With all the subtlety of an Adam Ant video, freeway-interchange ramps in Los Angeles are second to none in all their special roller-coaster effects. The actual term “freeway” originated in the parkways of New York during the mid-1930s; the former Arroyo Seco Parkway — the current Pasadena Freeway — was Los Angeles’ first, and is filled with nerve-racking turns and lane changes.

Though modern freeways are friendlier to people who need to multitask, the Southland still retains nightmarish hidden ramps and merging lanes that make a foreign visitor’s first impression that much more impressive. Tackle the 110 South transition to the 101 East alongside downtown Chinatown at 70 mph and watch your soul itself leap from your body and hide in the back seat. The whole of the Pasadena Freeway northbound out of downtown is inescapably entertaining when the pressures of work and traffic urge your leaden foot to unwisely exceed the posted speed. It is rife with short, deadly “Surprise! Here I am!” on-ramps, rapidly narrowing lanes, and curves sewn tighter than a corpse’s mouth.

The westbound 134 to the southbound 2 has deceptively shallow curves bleeding directly into a steep downhill grade through Eagle Rock, at which point it becomes painfully clear that only two of your car’s four wheels are riding the asphalt. Your speedometer pushes 90 mph by the time the Glendale Freeway appears.

Also worth mentioning and/or blocking out of short-term memory: the utterly hairy 405 North to 101 West hairpin.

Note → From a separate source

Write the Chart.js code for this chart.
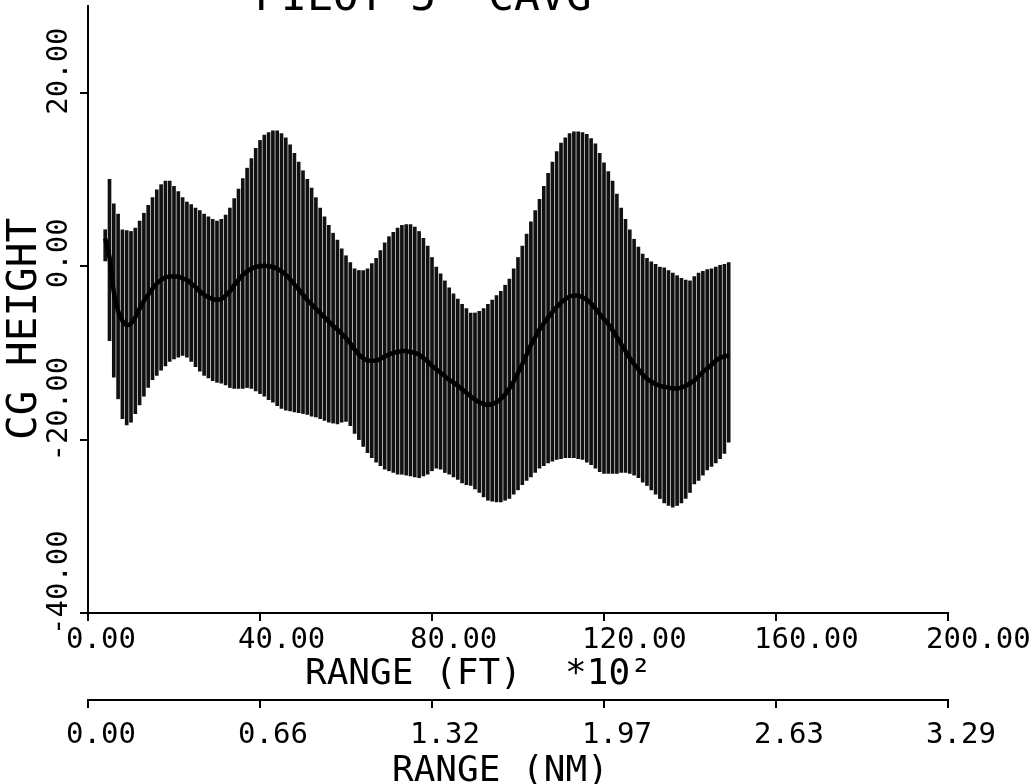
<!DOCTYPE html>
<html>
<head>
<meta charset="utf-8">
<title>PILOT 5 CAVG</title>
<script src="https://cdn.jsdelivr.net/npm/chart.js@4.4.1/dist/chart.umd.min.js"></script>
<style>
  html, body { margin: 0; padding: 0; background: #fff; }
  canvas { display: block; }
</style>
</head>
<body>
<canvas id="cgChart" width="1034" height="784"></canvas>
<script>
// range in ft x 10^2, one bar per sample
var rangeFt = [
  4, 5, 6, 7, 8, 9, 10, 11, 12, 13,
  14, 15, 16, 17, 18, 19, 20, 21, 22, 23,
  24, 25, 26, 27, 28, 29, 30, 31, 32, 33,
  34, 35, 36, 37, 38, 39, 40, 41, 42, 43,
  44, 45, 46, 47, 48, 49, 50, 51, 52, 53,
  54, 55, 56, 57, 58, 59, 60, 61, 62, 63,
  64, 65, 66, 67, 68, 69, 70, 71, 72, 73,
  74, 75, 76, 77, 78, 79, 80, 81, 82, 83,
  84, 85, 86, 87, 88, 89, 90, 91, 92, 93,
  94, 95, 96, 97, 98, 99, 100, 101, 102, 103,
  104, 105, 106, 107, 108, 109, 110, 111, 112, 113,
  114, 115, 116, 117, 118, 119, 120, 121, 122, 123,
  124, 125, 126, 127, 128, 129, 130, 131, 132, 133,
  134, 135, 136, 137, 138, 139, 140, 141, 142, 143,
  144, 145, 146, 147, 148, 149
];

// top of each vertical line (CG height)
var cgHigh = [
  4.2, 10, 7.2, 6.0, 4.2, 4.1, 4.0, 4.4, 5.2, 6.1,
  7.0, 7.9, 8.8, 9.4, 9.8, 9.8, 9.2, 8.6, 7.9, 7.4,
  7.1, 6.7, 6.4, 6.0, 5.7, 5.4, 5.2, 5.4, 5.9, 6.7,
  7.8, 8.9, 10.1, 11.3, 12.4, 13.6, 14.5, 15.1, 15.4, 15.6,
  15.6, 15.3, 14.8, 14.0, 13.0, 12.0, 11.0, 10.0, 9.0, 7.9,
  6.7, 5.7, 4.7, 3.8, 3.0, 2.0, 1.2, 0.4, -0.3, -0.5,
  -0.5, -0.3, 0.3, 0.9, 1.8, 2.7, 3.4, 3.9, 4.4, 4.7,
  4.8, 4.8, 4.5, 4.0, 3.2, 2.3, 1.0, 0.0, -0.9, -1.7,
  -2.5, -3.2, -3.8, -4.4, -4.9, -5.4, -5.4, -5.2, -4.9, -4.4,
  -3.9, -3.4, -2.9, -2.2, -1.5, -0.3, 1.0, 2.3, 3.7, 5.1,
  6.4, 7.7, 9.2, 10.7, 12.0, 13.2, 14.2, 14.8, 15.3, 15.5,
  15.5, 15.4, 15.2, 14.7, 14.1, 13.0, 11.9, 10.9, 9.8, 8.3,
  6.7, 5.4, 4.2, 3.1, 2.2, 1.4, 0.9, 0.5, 0.2, 0.0,
  -0.2, -0.5, -0.8, -1.1, -1.4, -1.6, -1.7, -1.2, -0.8, -0.6,
  -0.4, -0.3, 0.0, 0.1, 0.2, 0.4
];

// bottom of each vertical line
var cgLow = [
  0.6, -8.6, -12.8, -15.3, -17.6, -18.3, -18.0, -17.0, -16.0, -15.0,
  -14.0, -13.1, -12.6, -12.0, -11.5, -11.0, -10.7, -10.5, -10.3, -10.5,
  -11.0, -11.6, -12.1, -12.6, -12.9, -13.2, -13.4, -13.5, -13.7, -14.0,
  -14.1, -14.1, -14.1, -14.0, -14.1, -14.4, -14.7, -15.0, -15.4, -15.7,
  -16.1, -16.4, -16.6, -16.7, -16.8, -16.9, -17.0, -17.1, -17.3, -17.4,
  -17.6, -17.8, -18.0, -18.1, -18.2, -18.0, -17.9, -18.4, -19.3, -20.0,
  -20.8, -21.5, -22.1, -22.6, -23.0, -23.4, -23.6, -23.8, -24.0, -24.0,
  -24.1, -24.2, -24.3, -24.4, -24.2, -24.0, -23.6, -23.3, -23.4, -23.8,
  -24.0, -24.3, -24.6, -25.0, -25.2, -25.3, -25.7, -26.1, -26.6, -27.0,
  -27.1, -27.2, -27.2, -27.0, -26.8, -26.3, -25.8, -25.2, -24.7, -24.3,
  -23.8, -23.3, -23.0, -22.7, -22.5, -22.3, -22.2, -22.1, -22.1, -22.1,
  -22.2, -22.3, -22.6, -22.9, -23.3, -23.7, -23.9, -23.9, -23.9, -23.9,
  -23.8, -23.8, -23.9, -24.1, -24.4, -24.9, -25.3, -25.8, -26.3, -26.8,
  -27.3, -27.6, -27.8, -27.6, -27.3, -26.8, -26.1, -25.1, -24.7, -24.1,
  -23.5, -23.1, -22.7, -22.2, -21.6, -20.3
];

// average CG height (thick line)
var cgMean = [
  3.2, 1.0, -3.0, -5.2, -6.3, -6.8, -6.6, -5.9, -4.9, -4.0,
  -3.3, -2.6, -2.0, -1.6, -1.3, -1.2, -1.2, -1.2, -1.4, -1.6,
  -2.0, -2.4, -2.9, -3.3, -3.6, -3.8, -3.9, -3.8, -3.4, -2.9,
  -2.2, -1.6, -1.0, -0.6, -0.3, -0.1, 0.0, 0.0, 0.0, -0.1,
  -0.3, -0.6, -1.0, -1.5, -2.1, -2.7, -3.3, -3.9, -4.4, -4.9,
  -5.4, -5.9, -6.4, -6.9, -7.3, -7.8, -8.3, -8.9, -9.6, -10.2,
  -10.6, -10.9, -10.9, -10.9, -10.7, -10.4, -10.2, -10.0, -9.9, -9.8,
  -9.8, -9.9, -10.0, -10.2, -10.6, -11.0, -11.5, -11.9, -12.3, -12.7,
  -13.1, -13.4, -13.8, -14.2, -14.6, -15.0, -15.4, -15.7, -15.9, -16.0,
  -15.9, -15.7, -15.3, -14.8, -14.1, -13.3, -12.3, -11.3, -10.2, -9.1,
  -8.2, -7.3, -6.6, -5.9, -5.3, -4.7, -4.2, -3.8, -3.5, -3.4,
  -3.4, -3.6, -3.9, -4.3, -4.9, -5.5, -6.1, -6.7, -7.4, -8.2,
  -9.0, -9.8, -10.6, -11.3, -11.9, -12.5, -13.0, -13.3, -13.6, -13.8,
  -13.9, -14.0, -14.1, -14.1, -14.0, -13.8, -13.5, -13.2, -12.7, -12.2,
  -11.8, -11.4, -10.9, -10.6, -10.4, -10.3
];

// axis ticks and their labels
var yTicks = [-40, -20, 0, 20];
var yLabels = ['-40.00', '-20.00', '0.00', '20.00'];
var ftTicks = [0, 40, 80, 120, 160, 200];
var ftLabels = ['0.00', '40.00', '80.00', '120.00', '160.00', '200.00'];
var nmLabels = ['0.00', '0.66', '1.32', '1.97', '2.63', '3.29'];

var FONT = '"DejaVu Sans Mono", monospace';

var bandData = rangeFt.map(function (x, i) { return { x: x, y: [cgLow[i], cgHigh[i]] }; });
var meanData = rangeFt.map(function (x, i) { return { x: x, y: cgMean[i] }; });

// texts the scales can't place the way the plotter did
var plotterText = {
    id: 'plotterText',
    afterDraw: function (chart) {
        var ctx = chart.ctx;
        var yScale = chart.scales.y;
        ctx.save();
        ctx.fillStyle = '#000';

        // y tick labels: rotated, starting a bit below the tick
        ctx.font = '29px ' + FONT;
        ctx.textAlign = 'left';
        ctx.textBaseline = 'middle';
        yTicks.forEach(function (v, i) {
            ctx.save();
            ctx.translate(59, yScale.getPixelForValue(v) + 22);
            ctx.rotate(-Math.PI / 2);
            ctx.fillText(yLabels[i], 0, 0);
            ctx.restore();
        });

        // y title
        ctx.font = '41px ' + FONT;
        ctx.save();
        ctx.translate(25, 440);
        ctx.rotate(-Math.PI / 2);
        ctx.fillText('CG HEIGHT', 0, 0);
        ctx.restore();

        // title (cut by the top edge)
        ctx.textBaseline = 'alphabetic';
        ctx.font = '43px ' + FONT;
        ctx.fillText('PILOT 5  CAVG', 255, 10);

        // x titles
        ctx.font = '36px ' + FONT;
        ctx.fillText('RANGE (FT)  *10\u00B2', 305, 684);
        ctx.fillText('RANGE (NM)', 392, 781);
        ctx.restore();
    }
};

function axisTicks(values) {
    return function (scale) {
        scale.ticks = values.map(function (v) { return { value: v }; });
    };
}

var tickGrid = { display: true, drawOnChartArea: false, drawTicks: true, tickLength: 8, color: '#000', lineWidth: 2 };
var axisBorder = { display: true, color: '#000', width: 2 };

new Chart(document.getElementById('cgChart'), {
    type: 'bar',
    data: {
        datasets: [{
            type: 'line',
            label: 'CAVG',
            data: meanData,
            borderColor: '#000',
            borderWidth: 4.5,
            pointRadius: 0,
            tension: 0.3,
            order: 0
        },
        {
            type: 'bar',
            label: 'CG HEIGHT',
            data: bandData,
            backgroundColor: '#111',
            barThickness: 3,
            order: 1
        }]
    },
    options: {
        responsive: false,
        animation: false,
        layout: { padding: { left: 0, right: 86, top: 6, bottom: 0 } },
        plugins: { legend: { display: false }, tooltip: { enabled: false } },
        scales: {
            x: {
                type: 'linear', position: 'bottom', weight: 0,
                min: 0, max: 200, offset: false,
                afterBuildTicks: axisTicks(ftTicks),
                afterFit: function (s) { s.height = 87; s.paddingLeft = 0; s.paddingRight = 0; },
                border: axisBorder,
                grid: Object.assign({ offset: false }, tickGrid),
                ticks: {
                    color: '#000', font: { family: FONT, size: 29 },
                    align: 'start', labelOffset: -22, padding: 2,
                    maxRotation: 0, autoSkip: false,
                    callback: function (v, i) { return ftLabels[i]; }
                }
            },
            x2: {
                type: 'linear', position: 'bottom', weight: 1,
                min: 0, max: 200, offset: false,
                afterBuildTicks: axisTicks(ftTicks),
                afterFit: function (s) { s.height = 84; s.paddingLeft = 0; s.paddingRight = 0; },
                border: axisBorder,
                grid: Object.assign({ offset: false }, tickGrid),
                ticks: {
                    color: '#000', font: { family: FONT, size: 29 },
                    align: 'start', labelOffset: -22, padding: 10,
                    maxRotation: 0, autoSkip: false,
                    callback: function (v, i) { return nmLabels[i]; }
                }
            },
            y: {
                type: 'linear', position: 'left',
                min: -40, max: 30,
                afterBuildTicks: axisTicks(yTicks),
                afterFit: function (s) { s.width = 88; s.paddingTop = 0; s.paddingBottom = 0; },
                border: axisBorder,
                grid: tickGrid,
                ticks: { display: false }
            }
        }
    },
    plugins: [plotterText]
});
</script>
</body>
</html>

Or the carpool lane on the eastbound 10 leaving downtown, where the lane splits and savvy Jedi blast their Blaupunkt stereos upon entering a stretch of road resembling the Death Star trench. And lest we forget the gut-wrenching joy of curved tunnels: the 2 South to the 5 South in Elysian Park, the Foothill East at the 134/710 interchange in Pasadena, and the dystopian subterranea at the 105 West to 405 South split. All these curves strip rubber from tires, set gnashing teeth on edge and put the driver in touch with his inner coward. Honorable mentions go to the sudden drops just off Mulholland Drive, the autobahn that is the Beverly Hills Sunset Strip between UCLA and the Roxy, the certain aquatic death just off PCH, and the acrid Angeles Crest Highway. These transcendent, near-death experiences are prime tests of testicular fortitude for everyone from quake-hardened Angelenos to soccer-mom transplants from Getmethefuckouttahere, Iowa.